Боюсь, на сей раз содержание письма будет не намного длиннее этого приветствия. Беда – и притом самая страшная – пришла в семью Стеков, а за какие грехи прошлого, я лаже представить себе не могу. На этот дом, по-моему, снизошел какой-то мор. Не успели мы попрощаться со стариком Стеком, оказав ему все возможные почести и дома, и в церкви, а затем и в небольшом, но много повидавшем церковном дворике, о котором я уже писала, как одна из сироток Эвелин Стек слегла с высоченной температурой и, скорее всего, умерла бы, если бы не самообладание Эвелин Стек, в очередной раз послужившее хорошей зашитой от внезапно надвинувшейся, как темная туча, смерти и других неведомых бед. А теперь, когда больной ребенок еще не полностью оправился, от него заразился сам капрал Стек. И теперь, Мамочка, он лежит пластом, отделенный от малышки стенами и отличаясь от нее возрастом, то слабея, то оживая, – детские инфекции, Вам ли этого не знать, гораздо опаснее для взрослого человека, по крайней мере, потенциально. Ребенок плох, капралу Стеку еще хуже. Он кричит своим людям в окопах, чтобы они надели противогазы и шли в атаку.
Ох, Мамуля, пока бедные солдаты в кошмаре капрала Стека выскакивают из окопов и бегут в атаку, я сижу по уши в грязи и помогаю Эвелин ухаживать за нашими пациентами– и время моего возвращения отдаляется.
Тут я была настолько близка к истине, что, думаю, сам Тедди не стал бы, как обычно, возражать, хотя, по правде говоря, случись это, мне было бы все равно. Именно после того, как я украдкой отнесла это письмо помощнику конюха, я стала больше ценить его простодушие и бесхитростность. Паренька звали Мика, и он утверждал, что появился на свет из чрева кобылы: глупая идея, к которой я тем не менее отнеслась с доверчивым любопытством.

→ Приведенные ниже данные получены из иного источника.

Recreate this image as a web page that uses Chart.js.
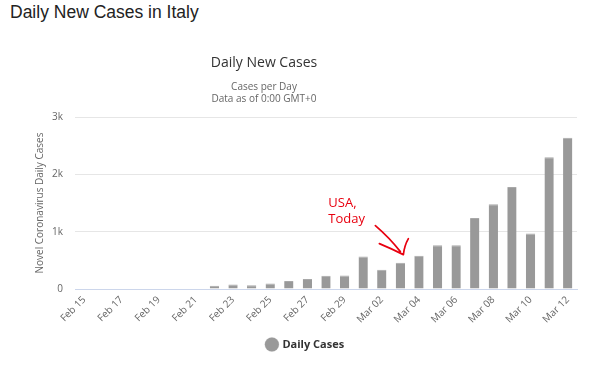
<!DOCTYPE html>
<html>
<head>
<meta charset="utf-8">
<script src="https://cdn.jsdelivr.net/npm/chart.js@4"></script>
<style>
    html, body { margin:0; padding:0; background:#fff; }
    body { width:601px; height:368px; position:relative; overflow:hidden; }
    #pageTitle { position:absolute; left:10px; top:2px; font:17.5px "Liberation Sans", Arial, sans-serif; color:#222; }
    #wrap { position:absolute; left:0; top:0; width:601px; height:368px; }
</style>
</head>
<body>
<div id="pageTitle">Daily New Cases in Italy</div>
<div id="wrap"><canvas id="chart"></canvas></div>
<script>
const days = [
    'Feb 15', 'Feb 16', 'Feb 17', 'Feb 18', 'Feb 19', 'Feb 20', 'Feb 21', 'Feb 22',
    'Feb 23', 'Feb 24', 'Feb 25', 'Feb 26', 'Feb 27', 'Feb 28', 'Feb 29',
    'Mar 01', 'Mar 02', 'Mar 03', 'Mar 04', 'Mar 05', 'Mar 06', 'Mar 07',
    'Mar 08', 'Mar 09', 'Mar 10', 'Mar 11', 'Mar 12'
];
const dailyCases = [
    0, 0, 0, 0, 0, 0, 0, 55,
    80, 65, 95, 140, 175, 230, 235,
    566, 335, 460, 580, 765, 765, 1240,
    1480, 1780, 970, 2300, 2640
];
const yTicks = [0, 1000, 2000, 3000];
const yTickLabels = ['0', '1k', '2k', '3k'];

const chartTitle = 'Daily New Cases';
const chartSubtitle = ['Cases per Day', 'Data as of 0:00 GMT+0'];

// the hand drawn note points at this bar
const noteDay = 'Mar 03';
const noteLines = ['USA,', 'Today'];

const FONT = '"Open Sans", sans-serif';

// titles sit left of the plot centre, like the original widget
const headingPlugin = {
    id:'heading',
    afterDraw(chart) {
        const ctx = chart.ctx;
        ctx.save();
        ctx.textAlign = 'center';
        ctx.textBaseline = 'middle';
        ctx.fillStyle = '#333';
        ctx.font = `14px ${FONT}`;
        ctx.fillText(chartTitle, 264, 63);
        ctx.fillStyle = '#666';
        ctx.font = `10px ${FONT}`;
        chartSubtitle.forEach((line, n) => ctx.fillText(line, 264, 87 + n * 12));
        ctx.restore();
    }
};

const notePlugin = {
    id:'note',
    afterDatasetsDraw(chart) {
        const ctx = chart.ctx;
        const i = days.indexOf(noteDay);
        const tipX = chart.scales.x.getPixelForValue(i) + 3;
        const tipY = chart.scales.y.getPixelForValue(dailyCases[i]) - 8;

        ctx.save();
        ctx.fillStyle = '#e8000f';
        ctx.font = `13px ${FONT}`;
        ctx.textBaseline = 'alphabetic';
        noteLines.forEach((line, n) => ctx.fillText(line, tipX - 75, tipY - 48 + n * 16));

        ctx.strokeStyle = '#e8000f';
        ctx.lineWidth = 1.7;
        ctx.lineCap = 'round';
        ctx.lineJoin = 'round';
        ctx.beginPath();
        ctx.moveTo(tipX - 28, tipY - 29);
        ctx.quadraticCurveTo(tipX - 14, tipY - 17, tipX - 3, tipY - 3);
        ctx.moveTo(tipX - 24, tipY - 11);
        ctx.quadraticCurveTo(tipX - 12, tipY - 6, tipX, tipY);
        ctx.quadraticCurveTo(tipX + 1, tipY - 9, tipX + 5, tipY - 16);
        ctx.stroke();
        ctx.restore();
    }
};

new Chart(document.getElementById('chart'), {
    type:'bar',
    data:{
        labels:days,
        datasets:[{
            label:'Daily Cases',
            data:dailyCases,
            backgroundColor:'#999999',
            borderColor:'#a8a8a8',
            borderWidth:{ top:1, left:0, right:0, bottom:0 },
            categoryPercentage:1,
            barPercentage:0.5
        }]
    },
    options:{
        responsive:true,
        maintainAspectRatio:false,
        animation:false,
        layout:{ padding:{ top:117, left:34, right:24, bottom:8 } },
        plugins:{
            tooltip:{ enabled:false },
            legend:{
                position:'bottom',
                labels:{
                    usePointStyle:true,
                    pointStyle:'circle',
                    boxWidth:10,
                    boxHeight:10,
                    padding:10,
                    color:'#333',
                    font:{ family:FONT, size:11, weight:'bold' }
                }
            }
        },
        scales:{
            x:{
                grid:{ display:false, drawTicks:false },
                border:{ display:true, color:'#ccd6eb', width:1 },
                ticks:{
                    autoSkip:false,
                    minRotation:45,
                    maxRotation:45,
                    padding:5,
                    color:'#666',
                    font:{ family:FONT, size:10 },
                    callback:(value, index) => index % 2 === 0 ? days[index] : ''
                },
                afterFit(scale) { scale.height = 40; }
            },
            y:{
                min:0,
                max:3000,
                afterBuildTicks(scale) { scale.ticks = yTicks.map(v => ({ value:v })); },
                grid:{ color:'#e6e6e6', drawTicks:false },
                border:{ display:false },
                ticks:{
                    padding:12,
                    color:'#666',
                    font:{ family:FONT, size:10 },
                    callback:value => yTickLabels[yTicks.indexOf(value)]
                },
                title:{
                    display:true,
                    text:'Novel Coronavirus Daily Cases',
                    color:'#666',
                    padding:{ top:0, bottom:0 },
                    font:{ family:FONT, size:10 }
                },
                afterFit(scale) { scale.width = 41; }
            }
        }
    },
    plugins:[headingPlugin, notePlugin]
});
</script>
</body>
</html>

Затем взяла свечку. И пошла спать. Гадая, смогу ли когда-нибудь почувствовать себя свободно в этой ночной рубашке.
Какими холодными они были, эти первые ночи, проведенные мною в заброшенном углу Большого Поместья, в безопасности, как я полагала, но и в неволе, ведь не просто так меня облачили в это греховно-роскошное одеяние. Спать я, конечно, не могла, думала о Тедди, слышала смех, голоса и звуки музыки, доносившиеся из одной из дальних комнат, где у ног молодой хозяйки, должно быть, дремали эти страшные собаки. В просторных помещениях гулял ветер, желанный гость Большого Поместья, то замирая, то снова посвистывая, как чудовище из книги ирландских сказок Эвелин Стек, и время от времени я вынуждена была напоминать себе, что ни этой женщины, ни книги в реальности не существует. Мне следовало бы проваливаться в сон с наступлением темноты, ведь я поднималась к себе в каморку, подавленная как никогда в жизни и измученная, как старая крестьянка после целого дня работы. Но я не засыпала, а просто лежала в постели, такой ужасающе пустой, что, казалось, ничье тело не согрело бы ее: что уж говорить о молодой девушке, страдающей от беспомощности и неопределенности своего положения и пытающейся тем не менее выстоять ради благополучия Тедди. Я думала о том, что на моем месте сделала бы Финнула Маллой. Финнула наверняка закрутила бы любовь с Микой. да еще какую, и, по правде говоря, от этого меня удерживало только мое воспитание и решимость поберечь себя для Тедди – потому мне было холодно, постель не грела, а Большое Поместье было вообще убийственно холодным местом. Обхватив себя за худенькие плечи, словно обнимая какую-то другую, дрожащую бедняжку, я погрузилась в такую тоску, от которой остыло бы даже пышущее жаром тело Финнулы Маллой.